Он ждал у машины капитана Казати перед офицерским борделем, который отличался лишь ценой и меблировкой, но ритуал, чуть прикрашенный, был практически тот же и там.
— Ну как, поразвлекался? — подходя к машине, мрачно спросил офицер.
— Не слишком, синьор капитан. — Он чувствовал неловкость от всего происшедшего и вдобавок боялся подхватить дурную болезнь.
— «Нет убежища для грешника, — процитировал скорее для себя самого офицер, — ибо совесть находит его везде».
— Наверное, я никогда больше не пойду в бордель, синьор капитан, — сказал Чезаре.
— Я тоже каждый раз это себе говорю, — покачал головой офицер.
Чезаре открыл ему дверцу, захлопнул ее снаружи и, заняв за рулем свое место, завел мотор.
За год военной жизни Чезаре выучился многим вещам: он водил машину и мотоцикл, научился грамотно писать и гладко излагать свои мысли, умел повиноваться, но при случае умел и командовать. Но главное, что он приобрел — это знание того круга, к которому принадлежали офицеры, господа, усвоение их манер и привычек. Он уже знал, как ведет себя и как одевается настоящий синьор, а не просто богач, над чем господа смеются и что они предпочитают, умел отличить хорошую книжку от банальной, по-настоящему изящную вещь от всего лишь броской. Все это копилось, откладывалось в его цепкой памяти, все это должно было ему пригодиться потом.

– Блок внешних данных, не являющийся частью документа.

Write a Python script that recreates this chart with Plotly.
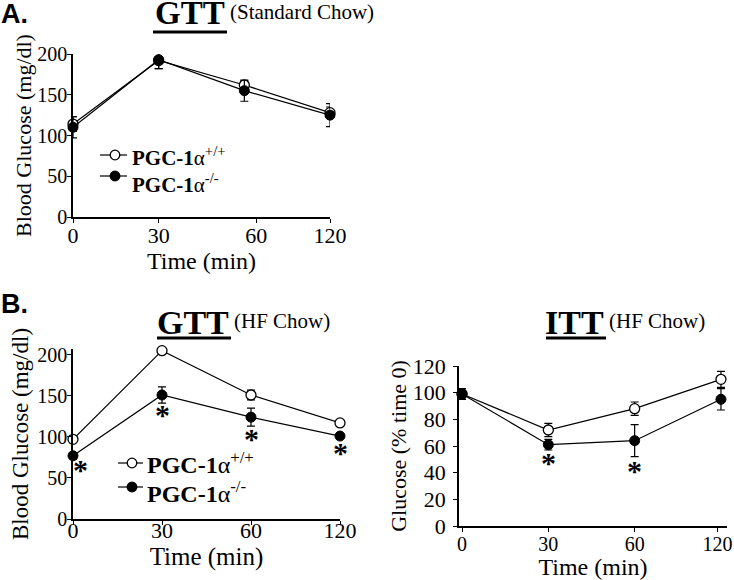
import plotly.graph_objects as go

W, H = 734, 580

# ---------------- data ----------------
time_labels = ["0", "30", "60", "120"]

# Panel A: GTT, standard chow (mg/dl)
a_wt = [114, 192, 162, 128]
a_wt_err = [9, 10, 5, 7]
a_ko = [110, 193, 155, 125]
a_ko_err = [13, 11, 13, 14]

# Panel B left: GTT, HF chow (mg/dl)
b_wt = [97, 205, 151, 117]
b_wt_err = [3, 3, 6, 3]
b_ko = [77, 151, 124, 101]
b_ko_err = [4, 10, 11, 4]
b_star_idx = [0, 1, 2, 3]
b_star_y = [63, 130, 101, 84]

# Panel B right: ITT, HF chow (% time 0)
c_wt = [99, 72, 88, 110]
c_wt_err = [4, 5, 5, 6]
c_ko = [99, 61, 64, 95]
c_ko_err = [4, 4, 12, 8]
c_star_idx = [1, 2]
c_star_y = [49, 43]

legend_wt = "<b>PGC-1</b>α<sup>+/+</sup>"
legend_ko = "<b>PGC-1</b>α<sup>-/-</sup>"

SERIF = "Liberation Serif, Times New Roman, serif"
SANS = "Liberation Sans, Arial, sans-serif"


def px(x):
    return x / W


def py(y):
    return 1 - y / H


xpos = list(range(len(time_labels)))

fig = go.Figure()


def add_pair(xa, ya, wt, wt_err, ko, ko_err):
    fig.add_trace(go.Scatter(
        x=xpos, y=wt, xaxis=xa, yaxis=ya, mode="lines+markers",
        line=dict(color="black", width=1.2),
        marker=dict(symbol="circle", size=10, color="white",
                    line=dict(color="black", width=1.3)),
        error_y=dict(type="data", array=wt_err, color="black", thickness=1.2, width=4),
        showlegend=False, cliponaxis=False))
    fig.add_trace(go.Scatter(
        x=xpos, y=ko, xaxis=xa, yaxis=ya, mode="lines+markers",
        line=dict(color="black", width=1.2),
        marker=dict(symbol="circle", size=10, color="black",
                    line=dict(color="black", width=1)),
        error_y=dict(type="data", array=ko_err, color="black", thickness=1.2, width=4),
        showlegend=False, cliponaxis=False))


add_pair("x", "y", a_wt, a_wt_err, a_ko, a_ko_err)
add_pair("x2", "y2", b_wt, b_wt_err, b_ko, b_ko_err)
add_pair("x3", "y3", c_wt, c_wt_err, c_ko, c_ko_err)

tickfont_y = dict(family=SERIF, size=20, color="black")
tickfont_x = dict(family=SERIF, size=22, color="black")
axis_common = dict(showgrid=False, zeroline=False, showline=True, linecolor="black",
                   linewidth=1.5, ticks="outside", ticklen=4, tickcolor="black",
                   tickwidth=1.2, automargin=False, ticklabeloverflow="allow")

fig.update_layout(
    template="none",
    width=W, height=H, margin=dict(l=0, r=0, t=0, b=0, autoexpand=False),
    paper_bgcolor="white", plot_bgcolor="white", showlegend=False,
    xaxis=dict(domain=[px(73), px(330)], range=[0, 3], anchor="y",
               tickvals=[0, 1, 2.14, 3], ticktext=time_labels, tickfont=tickfont_x,
               ticklabelstandoff=-6,
               title=dict(text="Time (min)", font=dict(family=SERIF, size=24, color="black"),
                          standoff=0), **axis_common),
    yaxis=dict(domain=[py(217), py(54)], range=[0, 200], anchor="x",
               tickvals=[0, 50, 100, 150, 200], tickfont=tickfont_y,
               ticklabelstandoff=-4,
               title=dict(text="Blood Glucose (mg/dl)",
                          font=dict(family=SERIF, size=22, color="black"), standoff=0),
               **axis_common),
    xaxis2=dict(domain=[px(73), px(340)], range=[0, 3], anchor="y2",
                tickvals=xpos, ticktext=time_labels, tickfont=tickfont_x,
                ticklabelstandoff=-13,
                title=dict(text="Time (min)", font=dict(family=SERIF, size=25, color="black"),
                           standoff=0), **axis_common),
    yaxis2=dict(domain=[py(519), py(349)], range=[0, 207], anchor="x2",
                tickvals=[0, 50, 100, 150, 200], tickfont=tickfont_y,
                ticklabelstandoff=-4,
                title=dict(text="Blood Glucose (mg/dl)",
                           font=dict(family=SERIF, size=23, color="black"), standoff=2),
                **axis_common),
    xaxis3=dict(domain=[px(459), px(727)], range=[-0.035, 3.07], anchor="y3",
                tickvals=[0, 1, 2, 2.96], ticktext=time_labels,
                tickfont=dict(family=SERIF, size=20, color="black"),
                ticklabelstandoff=-5,
                title=dict(text="Time (min)", font=dict(family=SERIF, size=24, color="black"),
                           standoff=3), **axis_common),
    yaxis3=dict(domain=[py(526), py(366)], range=[0, 120], anchor="x3",
                tickvals=[0, 20, 40, 60, 80, 100, 120],
                tickfont=dict(family=SERIF, size=22, color="black"),
                ticklabelstandoff=3,
                title=dict(text="Glucose (% time 0)",
                           font=dict(family=SERIF, size=22, color="black"), standoff=0),
                **axis_common),
)

ann = []
shapes = []

# panel letters
ann.append(dict(text="<b>A.</b>", x=px(-1), y=py(14), xref="paper", yref="paper",
                xanchor="left", yanchor="middle", showarrow=False,
                font=dict(family=SANS, size=27, color="black")))
ann.append(dict(text="<b>B.</b>", x=px(-1), y=py(304), xref="paper", yref="paper",
                xanchor="left", yanchor="middle", showarrow=False,
                font=dict(family=SANS, size=27, color="black")))


def title(big, small, x_right, y_mid, ul_y, ul_x0, big_fs=34):
    ann.append(dict(text="<b>%s</b>" % big, x=px(x_right), y=py(y_mid), xref="paper",
                    yref="paper", xanchor="right", yanchor="middle", showarrow=False,
                    font=dict(family=SERIF, size=big_fs, color="black")))
    ann.append(dict(text=small, x=px(x_right + 1), y=py(y_mid - 1), xref="paper",
                    yref="paper", xanchor="left", yanchor="middle", showarrow=False,
                    font=dict(family=SERIF, size=21, color="black")))
    shapes.append(dict(type="line", xref="paper", yref="paper", x0=px(ul_x0),
                       x1=px(x_right), y0=py(ul_y), y1=py(ul_y),
                       line=dict(color="black", width=3)))


title("GTT", "(Standard Chow)", 227, 13, 32, 153, big_fs=33)
title("GTT", "(HF Chow)", 231, 322, 338, 157)
title("ITT", "(HF Chow)", 606, 322, 338, 546)


def legend(x0, x1, xm, y_wt, y_ko, tx, ty_wt, ty_ko, fs):
    for yy, fill, txt, ty in [(y_wt, "white", legend_wt, ty_wt), (y_ko, "black", legend_ko, ty_ko)]:
        shapes.append(dict(type="line", xref="paper", yref="paper", x0=px(x0), x1=px(x1),
                           y0=py(yy), y1=py(yy), line=dict(color="black", width=1.2)))
        r = 4.8
        shapes.append(dict(type="circle", xref="paper", yref="paper", x0=px(xm - r),
                           x1=px(xm + r), y0=py(yy + r), y1=py(yy - r), fillcolor=fill,
                           line=dict(color="black", width=1.3)))
        ann.append(dict(text=txt, x=px(tx), y=py(ty), xref="paper", yref="paper",
                        xanchor="left", yanchor="middle", showarrow=False,
                        font=dict(family=SERIF, size=fs, color="black")))


legend(100, 127, 115, 155, 176, 130, 156, 184, 21)
legend(118, 143, 132, 463, 487, 145, 463, 492, 24)

# significance asterisks
for i, yv in zip(b_star_idx, b_star_y):
    ann.append(dict(text="<b>*</b>", x=xpos[i], y=yv, xref="x2", yref="y2",
                    xshift=7 if i == 0 else 0, yshift=-2, showarrow=False,
                    font=dict(family=SERIF, size=30, color="black")))
for i, yv in zip(c_star_idx, c_star_y):
    ann.append(dict(text="<b>*</b>", x=xpos[i], y=yv, xref="x3", yref="y3",
                    yshift=-2, showarrow=False,
                    font=dict(family=SERIF, size=30, color="black")))

fig.update_layout(annotations=ann, shapes=shapes)
fig.write_html("out.html", config={"displayModeBar": False},
               post_script="document.body.style.margin='0';document.body.style.overflow='hidden';")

— Прекрасная ночь, — откинувшись к спинке сиденья, заметил офицер.
— Да, синьор капитан. Ночь изумительная. — Был октябрь, и холодный воздух был насыщен ароматом полей. Звезды равнодушно глядели с неба на людские безумства и преступления. Где-то вдали были слышны пушечные выстрелы, горизонт прорезали всполохи огня. Чезаре делал все возможное, чтобы избежать многочисленных рытвин и ухабов, которые попадались на дороге.
— Есть известия из дому? — спросил Казати, взглянув на него.
— Плохие, синьор капитан. — Накануне Джузеппина прислала ему очень печальное письмо.
— Денежные проблемы? — Здесь Казати готов был помочь. Он питал настоящее уважение к этому парню с острым умом и прирожденным тактом, позволявшим тому, не будучи дерзким, держать себя с офицером на равной ноге.
— Нет, синьор капитан, испанка. — Это была страшная эпидемия гриппа, охватившая всю страну. Медицина тут была практически бессильна — выживали лишь самые крепкие, умирало много стариков и детей.
— Тогда я ничего не могу сделать для тебя.
— Да, синьор капитан.
— По моим сведениям, в Милане от нее умирает больше сотни человек в день. Это еще одна война.
— Но нет оружия, чтобы защититься. Джузеппина писала ему, что в каждом доме, в каждом подъезде был траур, что мэр города издал приказ, запрещающий похоронные процессии, чтобы еще больше не распространять эпидемию и не сеять панику среди населения.
— И твоей семьи это коснулось?
Навстречу промчался грузовик, который едва не задел их.
— Да, синьор капитан, — коротко ответил Чезаре, не отрывая глаз от дороги.
— Тяжело?
— Да, синьор. Двое младших умерли, — сказал Чезаре сдержанно. — А тот, которому десять лет, — в тяжелом состоянии.
Капитан Казати знал, что Чезаре любил своих братьев, и понимал, что эта сдержанность идет не от его равнодушия.
— И ты ничего не сказал? — упрекнул он.
— А что изменилось бы, если я рассказал бы вам?
Казати нечего было ответить. Опять этот парень ставил его в тупик. Что он за человек, этот молодой денщик: сумасшедший или философ?
— Странный ты тип, — сказал он, покачав головой. — Может, выправить тебе отпуск домой? — Ему хотелось что-нибудь сделать для Чезаре.